A Bridge to London
Reno-Tahoe International Airport (RNO) was hurting. Then London called.
Airport officials announced in November that RNO would host a twice-weekly direct flight to London beginning December 2015. Thomas Cook Airlines—a luxury service carrier providing Brits service to vacation destinations worldwide—will host the Wednesday and Saturday service from RNO to London’s Gatwick International Airport, south of the iconic British capital. The flight will run from December through April to coincide with the ski season. It marks RNO’s first-ever direct flight to Europe at a time when the airport is desperately seeking to expand its offerings.
“This is actually just the beginning,” says Andy Wirth, who serves on the airport’s board of directors in addition to his position as CEO of Squaw Valley. “We’re just getting started on this effort to reposition Lake Tahoe on the destination traveler’s map.”
The news comes at a time when the airport’s issues have been widely publicized: RNO lost some 40 percent of its inbound seats since 2005 as the Great Recession tightened travelers’ purse strings and touched off a massive round of mergers amongst the airlines. Service to RNO dropped from 178 daily flights in 2007 to 104 daily flights this year (for more on the story, check out the Valley View section in the 2014 Ski & Ride edition of Tahoe Quarterly).
Wirth links the decline in flights—there are currently no direct commercial flights to RNO from destinations further east than Chicago—directly to Tahoe’s 42 percent decline in destination skier visits over the same time period.
“The reason for the decline really has very little to do with snow,” Wirth says. “It has to do with a lack of accessibility. I look at Utah, Colorado and Wyoming—their resorts were down 4 percent in destination skier visits over the same time period.”
Adding the London direct flight is the first step toward bringing that number back up, Wirth says. Airport officials are targeting other domestic destinations to increase direct flight offerings, he adds.

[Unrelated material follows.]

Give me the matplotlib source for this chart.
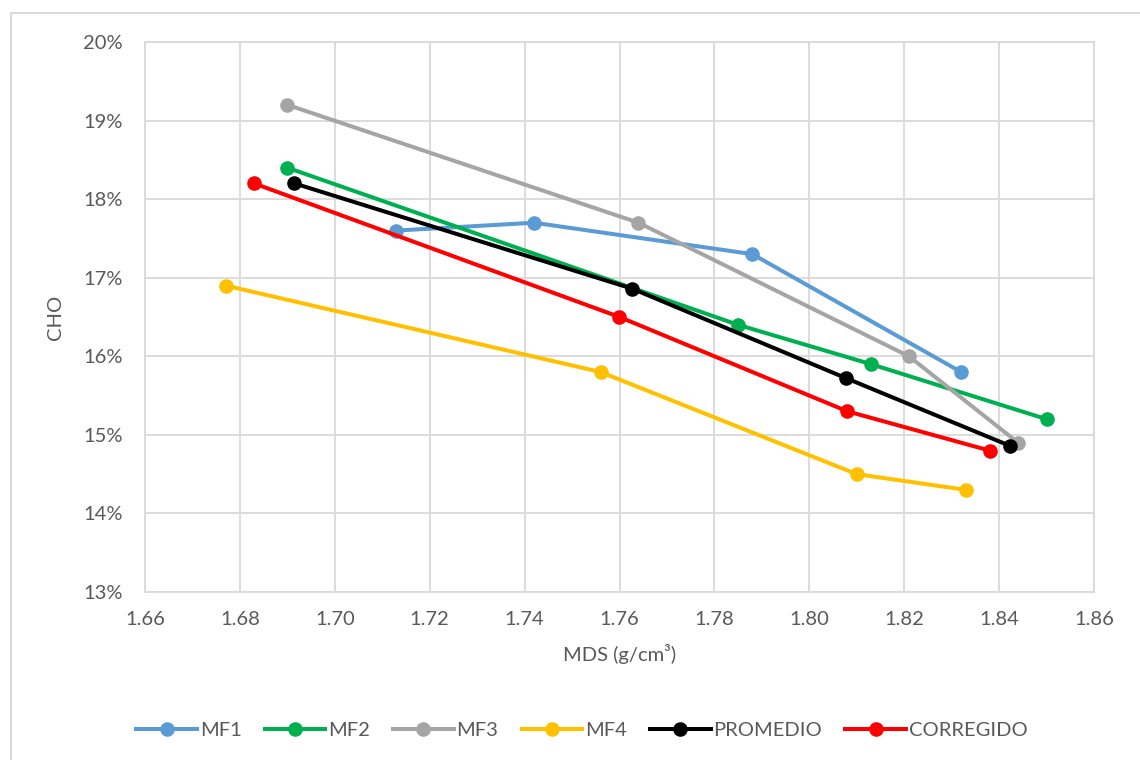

The idea of a direct flight to London really took off this summer, says Brian Kulpin, RNO’s vice president of marketing and public affairs. At an airline conference—where some of America’s 400 commercial airports attempt to woo airlines to their cities—talks began with Thomas Cook’s representatives, Kulpin says. The 15-year-old Manchester, England-based airline already flies to Orlando, Las Vegas, Miami and New York.

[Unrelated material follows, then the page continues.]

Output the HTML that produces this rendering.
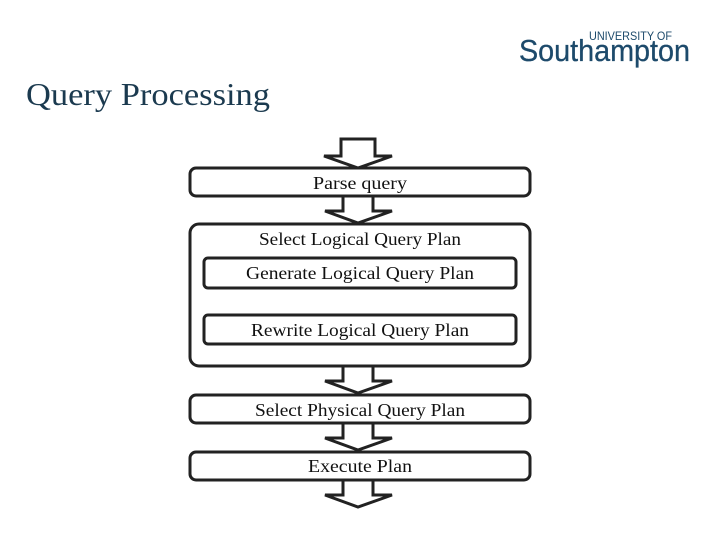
<!DOCTYPE html>
<html><head><style>
body{margin:0;width:720px;height:540px;background:#fff;overflow:hidden}
svg{display:block}
</style></head><body>
<svg width="720" height="540" xmlns="http://www.w3.org/2000/svg">
<text x="26" y="105" font-family="Liberation Serif, serif" font-size="32" fill="#1b3a4f" textLength="244" lengthAdjust="spacingAndGlyphs">Query Processing</text>
<text x="589" y="40" font-family="Liberation Sans, sans-serif" font-size="12" fill="#1d4a6b" textLength="83" lengthAdjust="spacingAndGlyphs">UNIVERSITY OF</text>
<text x="519" y="61" font-family="Liberation Sans, sans-serif" font-size="31" fill="#1d4a6b" stroke="#1d4a6b" stroke-width="0.3" textLength="171" lengthAdjust="spacingAndGlyphs">Southampton</text>
<g fill="#fff" stroke="#222" stroke-width="3" stroke-linejoin="miter">
<polygon points="341,139 375,139 375,156 392,156 358,168 324,156 341,156"/>
<polygon points="343,196 373,196 373,211 392,211 358,223 325,211 343,211"/>
<polygon points="343,366 373,366 373,381 392,381 358,393 325,381 343,381"/>
<polygon points="343,423 373,423 373,438 392,438 358,450 325,438 343,438"/>
<polygon points="343,480 373,480 373,495 392,495 358,507 325,495 343,495"/>
<rect x="190" y="168" width="340" height="28" rx="6"/>
<rect x="190" y="224" width="340" height="142" rx="9"/>
<rect x="204" y="258" width="312" height="30" rx="4"/>
<rect x="204" y="315" width="312" height="29" rx="4"/>
<rect x="190" y="395" width="340" height="28" rx="6"/>
<rect x="190" y="452" width="340" height="28" rx="6"/>
</g>
<g font-family="Liberation Serif, serif" font-size="18" fill="#111" text-anchor="middle">
<text x="360" y="189" textLength="94" lengthAdjust="spacingAndGlyphs">Parse query</text>
<text x="360" y="245" textLength="202" lengthAdjust="spacingAndGlyphs">Select Logical Query Plan</text>
<text x="360" y="279" textLength="228" lengthAdjust="spacingAndGlyphs">Generate Logical Query Plan</text>
<text x="360" y="336" textLength="218" lengthAdjust="spacingAndGlyphs">Rewrite Logical Query Plan</text>
<text x="360" y="416" textLength="210" lengthAdjust="spacingAndGlyphs">Select Physical Query Plan</text>
<text x="360" y="472" textLength="104" lengthAdjust="spacingAndGlyphs">Execute Plan</text>
</g>
</svg>
</body></html>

In July, an outline of the deal was brought before a consortium of regional travel and tourism entities, most notably Ski Lake Tahoe—the marketing group consisting of the resorts Squaw Valley, Mt. Rose–Ski Tahoe, Sierra-at-Tahoe, Northstar California, Heavenly and Kirkwood—as well as the Reno-Sparks Convention and Visitors Authority, Nevada Commission on Tourism and gaming interests, Kulpin says.
That group struck a deal with Thomas Cook guaranteeing an undisclosed minimum amount of revenue per flight in addition to agreements to cover the cost of marketing the flight as well as hotel deals connected to the service, says Wirth. “You have to work very aggressively to help them feel good about their financial success,” he says.
It was the second announcement of an international flight in as many months. This December, Volaris Airlines will begin direct service to and from Guadalajara, Mexico, and along with the upcoming London flight is spurring a renovation of RNO’s customs building, which sits to the north of the baggage claim area on the lower level of the airport, says Kulpin. The building currently handles international charters and private flights, but nothing commercial, he adds.
Presently, UK-based skiers account for about four to five percent of North American ski visits per year, and about one percent at Squaw, Wirth says. He expects the flight to bring more Brits to the area, especially considering RNO’s unique “operating characteristics” of being within 50 minutes of many Tahoe ski resorts and for its easy-in, easy-out accessibility via car or shuttle.
“Right now, for a British skier to get here takes one stop at best, but usually two or two-plus stops,” Wirth says. “With this flight, the advantage shifts dramatically in our favor given [RNO]’s operating characteristics [versus Colorado, Wyoming and Utah]. Once we put them in the air we have the strategic advantage.”
Thomas Cook Airlines will run twice weekly service from Gatwick to Reno beginning at 399 pounds, or $650. An Airbus 330 aircraft will be used for the flight, which is estimated to take 11 hours, 15 minutes from Gatwick to RNO and 10 hours, 25 minutes on the return flight. Inbound flights are estimated to land at 12:30 p.m. in Reno and leave at 2:30 p.m.
“The region really pulled together to make this happen,” Kulpin says of the consortium that landed the flight deal. “This raises our profile with the international community; we’re very excited.”
Kyle Magin is the Incline Village–based editor of Tahoe Quarterly and a big fan of RNO’s nonexistent security lines.